The captain's table for his guests and officers.

The table for the regulars.  There's quite a difference ... no fine linen here.

The steam-powered winces raised the two anchors, each of which weighed 6.5 tons.  The anchors are attached to 300 feet of chain, weighing 25 pounds per link. 

The two Edmund Fitzgerald lifeboats were of interest as 29 sailors lost their lives in the wreck. The lifeboats were the largest pieces of wreckage recovered, and it's still a mystery as to what really happened. There are theories, a sketch of the ship broken into three pieces, and so much more. But Lake Superior weather is unforgiving and many lives have been taken to show that those things can happen quickly and without warning.

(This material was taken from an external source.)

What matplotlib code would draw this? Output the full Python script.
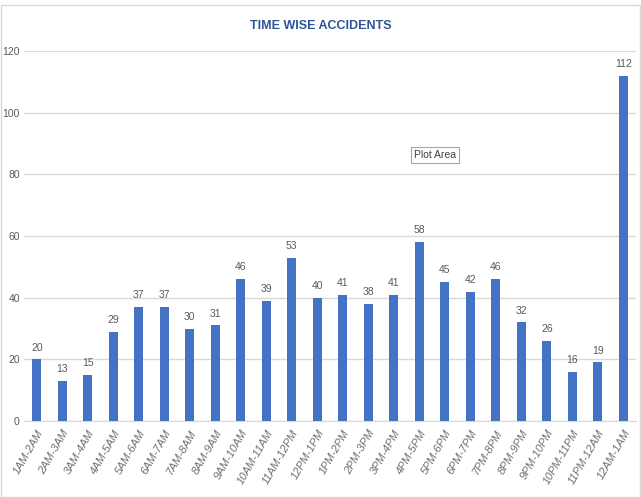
import matplotlib
matplotlib.use("Agg")
import matplotlib.pyplot as plt
from matplotlib import font_manager
from matplotlib.patches import Rectangle

hours = ["1AM-2AM", "2AM-3AM", "3AM-4AM", "4AM-5AM", "5AM-6AM", "6AM-7AM",
         "7AM-8AM", "8AM-9AM", "9AM-10AM", "10AM-11AM", "11AM-12PM", "12PM-1PM",
         "1PM-2PM", "2PM-3PM", "3PM-4PM", "4PM-5PM", "5PM-6PM", "6PM-7PM",
         "7PM-8PM", "8PM-9PM", "9PM-10PM", "10PM-11PM", "11PM-12AM", "12AM-1AM"]
accidents = [20, 13, 15, 29, 37, 37, 30, 31, 46, 39, 53, 40,
             41, 38, 41, 58, 45, 42, 46, 32, 26, 16, 19, 112]
y_ticks = [0, 20, 40, 60, 80, 100, 120]

names = {f.name for f in font_manager.fontManager.ttflist}
narrow = "Liberation Sans Narrow" if "Liberation Sans Narrow" in names else "Liberation Sans"
plt.rcParams["font.family"] = [narrow, "DejaVu Sans"]

W, H = 641, 497
fig = plt.figure(figsize=(W / 100, H / 100), dpi=100)
ax = fig.add_axes([24 / W, 1 - 421 / H, (636 - 24) / W, (421 - 51) / H])

x = list(range(len(hours)))
bar_color = "#4472C4"
ax.bar(x, accidents, width=0.36, color=bar_color, zorder=3)

for xi, v in zip(x, accidents):
    ax.text(xi, v + 2.2, str(v), ha="center", va="bottom", fontsize=7.5,
            color="#595959")

ax.set_xlim(-0.5, len(hours) - 0.5)
ax.set_ylim(0, 120)
ax.set_yticks(y_ticks)
ax.set_yticklabels([str(t) for t in y_ticks], fontsize=7.5, color="#595959")
ax.yaxis.grid(True, color="#D9D9D9", linewidth=1, zorder=0)
ax.tick_params(axis="y", length=0, pad=3)
ax.tick_params(axis="x", length=0, pad=5)
ax.set_xticks(x)
ax.set_xticklabels(hours, rotation=60, ha="right", rotation_mode="anchor",
                   fontsize=8, color="#6F6F6F", style="italic")
for s in ["top", "right", "left"]:
    ax.spines[s].set_visible(False)
ax.spines["bottom"].set_color("#D9D9D9")

fig.text(0.5, 1 - 26 / H, "TIME WISE ACCIDENTS", ha="center", va="center",
         fontsize=9, fontweight="bold", color="#2F5597")

# hover tooltip over the plot area
fig.text(435 / W, 1 - 155 / H, "Plot Area", ha="center", va="center",
         fontsize=7.5, color="#404040",
         bbox=dict(boxstyle="square,pad=0.3", facecolor="white",
                   edgecolor="#A6A6A6", linewidth=0.8))

# chart frame
fig.add_artist(Rectangle((1 / W, 0), 1 - 2 / W, 1 - 5 / H, transform=fig.transFigure,
                         fill=False, edgecolor="#D9D9D9", linewidth=1))

fig.savefig("out.png", dpi=100)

The lifeboats were pretty beaten up.
The upper decks were open to us as well as the cargo decks that have exhibits. Originally these held coal, iron ore and limestone and the large hatches remind you that this was once an operational vessel.

One other point of interest was the four 1,200-gallon fishtanks. They hold a variety of fish that eat only live food. When live food is not used, the fish die. Hobbs found out that when the exhibit shuts down for the winter months the fish are used for a fish fry for the employees. I think that's pretty cool. There were some pretty large fish in there, too, so maybe there wouldn't be too many bones. Yuk to bones. (I have tasted whitefish, walleye and perch on this trip now, though and haven't run into any bones.)

Birds rested on the rocks in the lake.  Or showed off for those of us who were watching them.
From Valley Camp we had to get on the road, and head to Escanaba. The plan was to spend the night somewhere (no destination planned) and roll into Escanaba and visit friends at a fish fry Friday evening.